Although advertised as a
Clint Eastwood vehicle, this movie actually belongs to Amy Adams, as Gus’s only
daughter, Mickey, a big city lawyer on her way to becoming a partner. He was an absentee father and the two
are estranged. When the workaholic
hears about Gus’s ocular ailments, she decides to put work on hold and meet him
in North Carolina for some bonding time.
Mickey is no damsel, however.
She can shoot pool and whiskey with the men, and even knows more
baseball trivia than handsome Yankee’s scout Johnny Flanagan (Justin
Timberlake). He's after more than just factoids, by the way. Adams just about takes over the movie, wrestling
the spotlight away from a big shot like Eastwood, and showing palpable chemistry
with Timberlake, her typically charismatic co-star.

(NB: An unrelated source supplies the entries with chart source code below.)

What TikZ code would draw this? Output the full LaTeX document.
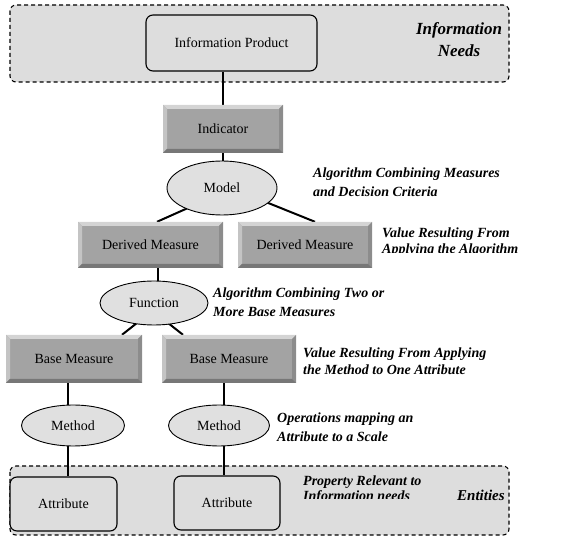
\documentclass[tikz,border=0pt]{standalone}
\usepackage{fontspec}
\setmainfont{Liberation Serif}
\usetikzlibrary{shapes.geometric,calc}
\pgfdeclarelayer{back}
\pgfdeclarelayer{bg}
\pgfsetlayers{back,bg,main}
\definecolor{regionfill}{HTML}{DDDDDD}
\definecolor{ellfill}{HTML}{E0E0E0}
\definecolor{bevface}{HTML}{A3A3A3}
\definecolor{bevtop}{HTML}{D4D4D4}
\definecolor{bevleft}{HTML}{C4C4C4}
\definecolor{bevright}{HTML}{8C8C8C}
\definecolor{bevbottom}{HTML}{777777}
\tikzset{
  txt/.style={font=\fontsize{14}{17}\selectfont},
  lbl/.style={font=\fontsize{14}{17}\selectfont\bfseries\itshape, inner sep=0pt, align=left, anchor=west},
  region/.style={draw, dashed, dash pattern=on 4pt off 3pt, line width=1.1pt, rounded corners=6pt, fill=regionfill},
  roundbox/.style={txt, draw, line width=1.1pt, rounded corners=7pt, fill=regionfill, inner sep=0pt},
  oval/.style={txt, ellipse, draw, line width=0.9pt, fill=ellfill, inner sep=0pt},
  bevelbox/.style={txt, rectangle, fill=bevface, inner sep=0pt,
    path picture={
      \fill[bevtop] (path picture bounding box.north west) -- (path picture bounding box.north east)
        -- ([xshift=-4pt,yshift=-4pt]path picture bounding box.north east)
        -- ([xshift=4pt,yshift=-4pt]path picture bounding box.north west) -- cycle;
      \fill[bevleft] (path picture bounding box.north west) -- ([xshift=4pt,yshift=-4pt]path picture bounding box.north west)
        -- ([xshift=4pt,yshift=4pt]path picture bounding box.south west) -- (path picture bounding box.south west) -- cycle;
      \fill[bevright] (path picture bounding box.north east) -- ([xshift=-4pt,yshift=-4pt]path picture bounding box.north east)
        -- ([xshift=-4pt,yshift=4pt]path picture bounding box.south east) -- (path picture bounding box.south east) -- cycle;
      \fill[bevbottom] (path picture bounding box.south west) -- ([xshift=4pt,yshift=4pt]path picture bounding box.south west)
        -- ([xshift=-4pt,yshift=4pt]path picture bounding box.south east) -- (path picture bounding box.south east) -- cycle;
    }},
  conn/.style={line width=2pt}
}
\begin{document}
\begin{tikzpicture}[x=1pt,y=-1pt]
\useasboundingbox (0,0) rectangle (587,537);
\begin{pgfonlayer}{back}
\draw[region] (10,5) rectangle (509,82);
\draw[region] (10,466) rectangle (509,535);
\end{pgfonlayer}
% nodes
\node[roundbox, minimum width=171pt, minimum height=56pt] (ip) at (231.5,43) {Information Product};
\node[bevelbox, minimum width=120pt, minimum height=48pt] (ind) at (223,129) {Indicator};
\node[oval, minimum width=110pt, minimum height=54pt] (model) at (222,188) {Model};
\node[bevelbox, minimum width=145pt, minimum height=46pt] (dm1) at (150.5,245) {Derived Measure};
\node[bevelbox, minimum width=134pt, minimum height=46pt] (dm2) at (305,245) {Derived Measure};
\node[oval, minimum width=108pt, minimum height=44pt] (fn) at (154,303) {Function};
\node[bevelbox, minimum width=136pt, minimum height=48pt] (bm1) at (74,359) {Base Measure};
\node[bevelbox, minimum width=134pt, minimum height=48pt] (bm2) at (229,359) {Base Measure};
\node[oval, minimum width=103pt, minimum height=41pt] (m1) at (73,425.5) {Method};
\node[oval, minimum width=101pt, minimum height=41pt] (m2) at (219,425.5) {Method};
\node[roundbox, minimum width=107pt, minimum height=54pt] (a1) at (63.5,504) {Attribute};
\node[roundbox, minimum width=106pt, minimum height=54pt] (a2) at (227,503) {Attribute};
% labels
\node[lbl, align=center, anchor=center, font=\fontsize{17}{22}\selectfont\bfseries\itshape] (lneeds) at (459,40) {Information\\Needs};
\node[lbl, font=\fontsize{14}{19}\selectfont\bfseries\itshape] (lmodel) at (313,182.5) {Algorithm Combining Measures\\and Decision Criteria};
\begin{scope}
\clip (370,200) rectangle (587,252.5);
\node[lbl, font=\fontsize{14}{16}\selectfont\bfseries\itshape] (ldm) at (382,242) {Value Resulting From\\Applying the Algorithm};
\end{scope}
\node[lbl, font=\fontsize{14}{19}\selectfont\bfseries\itshape] (lfn) at (213,302.5) {Algorithm Combining Two or\\More Base Measures};
\node[lbl, font=\fontsize{14}{17}\selectfont\bfseries\itshape] (lbm) at (303,361.5) {Value Resulting From Applying\\the Method to One Attribute};
\node[lbl, font=\fontsize{14}{19}\selectfont\bfseries\itshape] (lm) at (277,427.5) {Operations mapping an\\Attribute to a Scale};
\begin{scope}
\clip (290,470) rectangle (450,498.5);
\node[lbl, font=\fontsize{14}{15}\selectfont\bfseries\itshape] (lattr) at (303,490) {Property Relevant to\\Information needs};
\end{scope}
\node[lbl, font=\fontsize{15}{17}\selectfont\bfseries\itshape] (lent) at (457,495) {Entities};
% connectors
\coordinate (cx1) at (68,0);
\coordinate (cx2) at (224,0);
\coordinate (cx3) at (158,0);
\begin{pgfonlayer}{bg}
\draw[conn] (ind.north |- ip.south) -- (ind.north);
\draw[conn] (ind.south) -- (model.north -| ind.south);
\draw[conn] ($(model)+(4,3)$) -- ($(dm1.north)+(6.5,0)$);
\draw[conn] ($(model)+(4,-2)$) -- ($(dm2.north)+(10,0)$);
\draw[conn] (cx3 |- dm1.south) -- (cx3 |- fn.center);
\draw[conn] ($(fn)+(-12,16)$) -- ($(bm1.north)+(48,0)$);
\draw[conn] ($(fn)+(9,16)$) -- ($(bm2.north)+(-46,0)$);
\draw[conn] (cx1 |- bm1.south) -- (cx1 |- m1.center);
\draw[conn] (cx1 |- m1.center) -- (cx1 |- a1.north);
\draw[conn] (cx2 |- bm2.south) -- (cx2 |- m2.center);
\draw[conn] (cx2 |- m2.center) -- (cx2 |- a2.north);
\end{pgfonlayer}
\end{tikzpicture}
\end{document}
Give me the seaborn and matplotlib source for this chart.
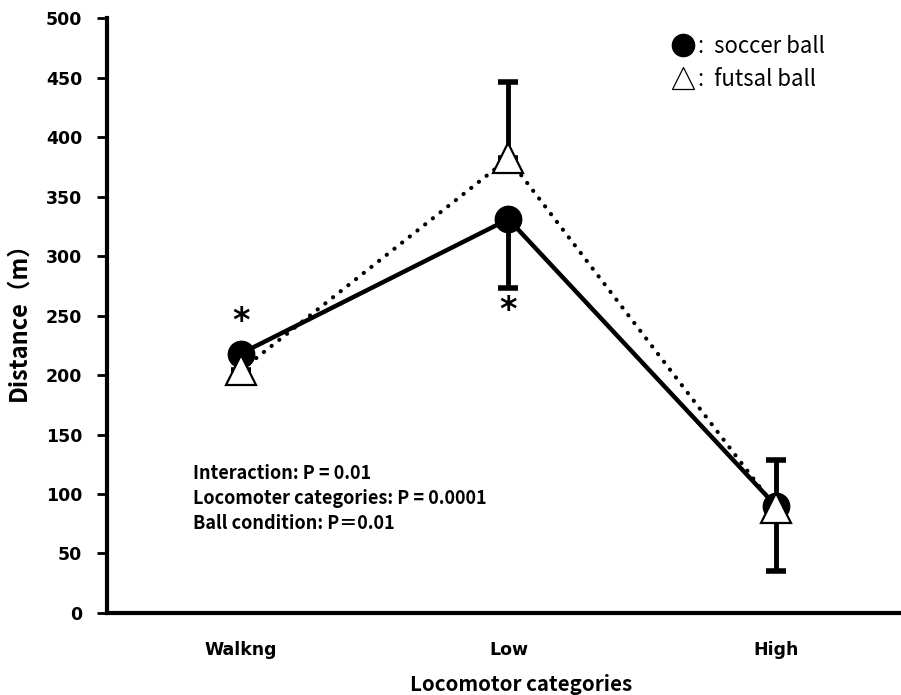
import matplotlib
matplotlib.use("Agg")
import matplotlib.pyplot as plt
import seaborn as sns
import pandas as pd
import numpy as np
from matplotlib.lines import Line2D

categories = ["Walkng", "Low", "High"]
soccer = [218, 331, 90]
futsal = [204, 382, 88]
soccer_err_down = [np.nan, 58, 55]
futsal_err_up = [np.nan, 64, 41]
yticks = [0, 50, 100, 150, 200, 250, 300, 350, 400, 450, 500]

sns.set_theme(style="white")
plt.rcParams["font.family"] = ["Noto Sans CJK JP", "DejaVu Sans"]
plt.rcParams["text.color"] = "black"
plt.rcParams["axes.labelcolor"] = "black"
plt.rcParams["xtick.color"] = "black"
plt.rcParams["ytick.color"] = "black"

fig = plt.figure(figsize=(9.01, 6.95), dpi=100)
ax = fig.add_axes([0.1188, 0.118, 0.8812, 0.856])

x = np.arange(len(categories))
df = pd.DataFrame({"x": list(x) * 2, "y": soccer + futsal,
                   "ball": ["soccer"] * 3 + ["futsal"] * 3})

# futsal dotted line
sns.lineplot(data=df[df.ball == "futsal"], x="x", y="y", ax=ax, color="black",
             lw=3, linestyle=(0, (0.05, 2.3)), dash_capstyle="round", zorder=2)
# soccer solid line
sns.lineplot(data=df[df.ball == "soccer"], x="x", y="y", ax=ax, color="black",
             lw=3.2, zorder=3)

# error bars (one-sided)
ax.errorbar(x, soccer, yerr=[soccer_err_down, [0, 0, 0]], fmt="none",
            ecolor="black", elinewidth=3.5, capsize=7.5, capthick=4, zorder=1)
ax.errorbar(x, futsal, yerr=[[0, 0, 0], futsal_err_up], fmt="none",
            ecolor="black", elinewidth=3.5, capsize=7.5, capthick=4, zorder=1)

# markers
ax.plot(x, soccer, "o", color="black", markersize=19, zorder=4)
ax.plot(x, futsal, "^", markerfacecolor="white", markeredgecolor="black",
        markersize=21, markeredgewidth=1.6, zorder=5)

# significance asterisks
ax.text(0, 245, "*", ha="center", va="center", fontsize=24, fontweight="bold",
        family=["DejaVu Sans"], color="black")
ax.text(1, 254, "*", ha="center", va="center", fontsize=24, fontweight="bold",
        family=["DejaVu Sans"], color="black")

ax.set_xlim(-0.5, 2.467)
ax.set_ylim(0, 500)
ax.set_yticks(yticks)
ax.set_xticks(x)
ax.set_xticklabels(categories)
for lab in ax.get_yticklabels() + ax.get_xticklabels():
    lab.set_fontweight("bold")
    lab.set_fontsize(12.5)
    lab.set_family(["DejaVu Sans"])
ax.tick_params(axis="y", direction="out", length=7, width=2, pad=11, left=True)
ax.tick_params(axis="x", length=0, pad=20)

for s in ["top", "right"]:
    ax.spines[s].set_visible(False)
for s in ["left", "bottom"]:
    ax.spines[s].set_linewidth(3)
    ax.spines[s].set_color("black")

ax.set_xlabel("Locomotor categories", fontsize=14.8, fontweight="bold")
ax.xaxis.set_label_coords((521 - 107) / 794, -0.103)
ax.set_ylabel("Distance（m）", fontsize=17, fontweight="bold")
ax.yaxis.set_label_coords((30 - 107) / 794, (613 - 316) / 595)

ax.text(0.108, 0.25, "Interaction: P = 0.01\nLocomoter categories: P = 0.0001\nBall condition: P＝0.01",
        transform=ax.transAxes, fontsize=13, fontweight="bold",
        va="top", ha="left", linespacing=1.4)

handles = [Line2D([], [], marker="o", color="black", linestyle="none", markersize=16),
           Line2D([], [], marker="^", markerfacecolor="white", markeredgecolor="black",
                  linestyle="none", markersize=16, markeredgewidth=0.9)]
fig.legend(handles, [":  soccer ball", ":  futsal ball"], loc="upper left",
           bbox_to_anchor=(670 / 901, 1 - 35 / 695), frameon=False, fontsize=16,
           handletextpad=0.05, handlelength=1.2, labelspacing=0.45,
           borderpad=0, borderaxespad=0)

fig.savefig("out.png", dpi=100)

At one point he does call her “emotionally unavailable”, a quip he picked up from Doctor Phil, but the message is all the same: Mickey and Gus will have to work out their issues before movie’s end. I only wish it hadn’t been done in the most facile and cursory manner imaginable. (Gus recalls an incident where he failed to protect her that’s supposed to patch things up, but really just opens a whole new bag of concerns). Can Gus prove his worth to his bosses despite his failing vision? Can Mickey open up her heart to love? Trouble With The Curve rounds the bases adequately with every contrivance in the playbook. It may be a rebuttal to Moneyball, but (as The Sandlot so elegantly put it) it’s not good enough to lick the dirt off Aaron Sorkin’s cleats.